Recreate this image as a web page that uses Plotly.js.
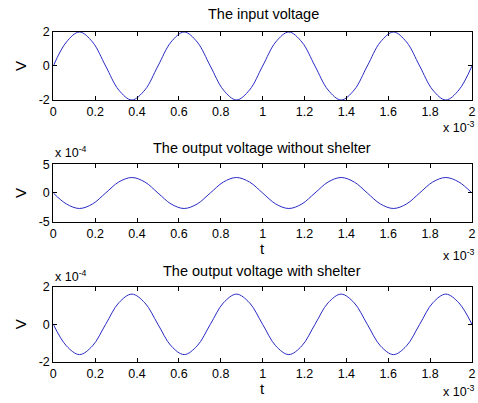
<!DOCTYPE html>
<html><head><meta charset="utf-8">
<script src="https://cdn.plot.ly/plotly-3.0.1.min.js"></script>
<style>html,body{margin:0;padding:0;background:#fff;}#c{width:478px;height:403px;}</style>
</head><body><div id="c"></div>
<script>
// time in units of 10^-3 s
const t = [0,0.0625,0.125,0.1875,0.25,0.3125,0.375,0.4375,0.5,0.5625,0.625,0.6875,0.75,0.8125,0.875,0.9375,1.0,1.0625,1.125,1.1875,1.25,1.3125,1.375,1.4375,1.5,1.5625,1.625,1.6875,1.75,1.8125,1.875,1.9375,2.0];
// input voltage (V)
const vIn = [0,1.41,2,1.41,0,-1.41,-2,-1.41,0,1.41,2,1.41,0,-1.41,-2,-1.41,0,1.41,2,1.41,0,-1.41,-2,-1.41,0,1.41,2,1.41,0,-1.41,-2,-1.41,0];
// output without shelter (units of 10^-4 V)
const vOutNo = [0,-1.91,-2.7,-1.91,0,1.91,2.7,1.91,0,-1.91,-2.7,-1.91,0,1.91,2.7,1.91,0,-1.91,-2.7,-1.91,0,1.91,2.7,1.91,0,-1.91,-2.7,-1.91,0,1.91,2.7,1.91,0];
// output with shelter (units of 10^-4 V)
const vOutSh = [0,-1.15,-1.62,-1.15,0,1.15,1.62,1.15,0,-1.15,-1.62,-1.15,0,1.15,1.62,1.15,0,-1.15,-1.62,-1.15,0,1.15,1.62,1.15,0,-1.15,-1.62,-1.15,0,1.15,1.62,1.15,0];
const xTicks = [0,0.2,0.4,0.6,0.8,1,1.2,1.4,1.6,1.8,2];
const xTickText = ['0','0.2','0.4','0.6','0.8','1','1.2','1.4','1.6','1.8','2'];
const titles = ['The input voltage','The output voltage without shelter','The output voltage with shelter'];

const lineColor = '#2a2ac4';
const fam = 'Liberation Sans, Arial, sans-serif';
const font = {family:fam, size:12.5, color:'#000'};
function tr(y, xa, ya){
  return {x:t, y:y, xaxis:xa, yaxis:ya, type:'scatter', mode:'lines',
    line:{color:lineColor, width:1, shape:'spline'}, hoverinfo:'skip'};
}
const xd = [0.1115, 0.9874];
function xax(anchor){
  return {domain:xd, anchor:anchor, range:[0,2], tickmode:'array', tickvals:xTicks, ticktext:xTickText,
    ticks:'inside', ticklen:4, tickcolor:'#000', showline:true, linecolor:'#000', linewidth:1, mirror:'ticks',
    showgrid:false, zeroline:false, tickfont:font, fixedrange:true};
}
function yax(anchor, dom, lim){
  return {domain:dom, anchor:anchor, range:[-lim,lim], tickmode:'array', tickvals:[-lim,0,lim],
    ticktext:[String(-lim),'0',String(lim)],
    ticks:'inside', ticklen:4, tickcolor:'#000', showline:true, linecolor:'#000', linewidth:1, mirror:'ticks',
    showgrid:false, zeroline:false, tickfont:font, fixedrange:true,
    title:{text:'V', font:{family:fam, size:15, color:'#000'}, standoff:8}};
}
const ann = [];
function a(text, x, y, xanchor, size){
  ann.push({text:text, x:x/478, y:1-y/403, xref:'paper', yref:'paper', xanchor:xanchor||'center', yanchor:'middle',
    showarrow:false, font:{family:fam, size:size||12.5, color:'#000'}});
}
a(titles[0], 263, 14, 'center', 14.5);
a(titles[1], 262, 148, 'center', 14.5);
a(titles[2], 262, 271, 'center', 14.5);
a('x 10<sup>-3</sup>', 441, 127, 'left');
a('x 10<sup>-3</sup>', 441, 255, 'left');
a('x 10<sup>-3</sup>', 441, 391, 'left');
a('x 10<sup>-4</sup>', 53, 152, 'left');
a('x 10<sup>-4</sup>', 53, 276, 'left');
a('t', 262, 248, 'center', 15);
a('t', 262, 388, 'center', 15);

const layout = {
  width:478, height:403, margin:{l:0,r:0,t:0,b:0}, showlegend:false,
  paper_bgcolor:'#fff', plot_bgcolor:'#fff', font:font,
  xaxis:xax('y'), yaxis:yax('x',[0.7519,0.9206],2),
  xaxis2:xax('y2'), yaxis2:yax('x2',[0.4499,0.5923],5),
  xaxis3:xax('y3'), yaxis3:yax('x3',[0.1025,0.2878],2),
  annotations:ann
};
Plotly.newPlot('c',[tr(vIn,'x','y'),tr(vOutNo,'x2','y2'),tr(vOutSh,'x3','y3')],layout,{staticPlot:true});
</script></body></html>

---------------

Without the pictures, return the listing above from its first line through the line that has "const titles = ['The".

Recreate this image as a web page that uses Plotly.js.
<!DOCTYPE html>
<html><head><meta charset="utf-8">
<script src="https://cdn.plot.ly/plotly-3.0.1.min.js"></script>
<style>html,body{margin:0;padding:0;background:#fff;}#c{width:478px;height:403px;}</style>
</head><body><div id="c"></div>
<script>
// time in units of 10^-3 s
const t = [0,0.0625,0.125,0.1875,0.25,0.3125,0.375,0.4375,0.5,0.5625,0.625,0.6875,0.75,0.8125,0.875,0.9375,1.0,1.0625,1.125,1.1875,1.25,1.3125,1.375,1.4375,1.5,1.5625,1.625,1.6875,1.75,1.8125,1.875,1.9375,2.0];
// input voltage (V)
const vIn = [0,1.41,2,1.41,0,-1.41,-2,-1.41,0,1.41,2,1.41,0,-1.41,-2,-1.41,0,1.41,2,1.41,0,-1.41,-2,-1.41,0,1.41,2,1.41,0,-1.41,-2,-1.41,0];
// output without shelter (units of 10^-4 V)
const vOutNo = [0,-1.91,-2.7,-1.91,0,1.91,2.7,1.91,0,-1.91,-2.7,-1.91,0,1.91,2.7,1.91,0,-1.91,-2.7,-1.91,0,1.91,2.7,1.91,0,-1.91,-2.7,-1.91,0,1.91,2.7,1.91,0];
// output with shelter (units of 10^-4 V)
const vOutSh = [0,-1.15,-1.62,-1.15,0,1.15,1.62,1.15,0,-1.15,-1.62,-1.15,0,1.15,1.62,1.15,0,-1.15,-1.62,-1.15,0,1.15,1.62,1.15,0,-1.15,-1.62,-1.15,0,1.15,1.62,1.15,0];
const xTicks = [0,0.2,0.4,0.6,0.8,1,1.2,1.4,1.6,1.8,2];
const xTickText = ['0','0.2','0.4','0.6','0.8','1','1.2','1.4','1.6','1.8','2'];
const titles = ['The input voltage','The output voltage without shelter','The output voltage with shelter'];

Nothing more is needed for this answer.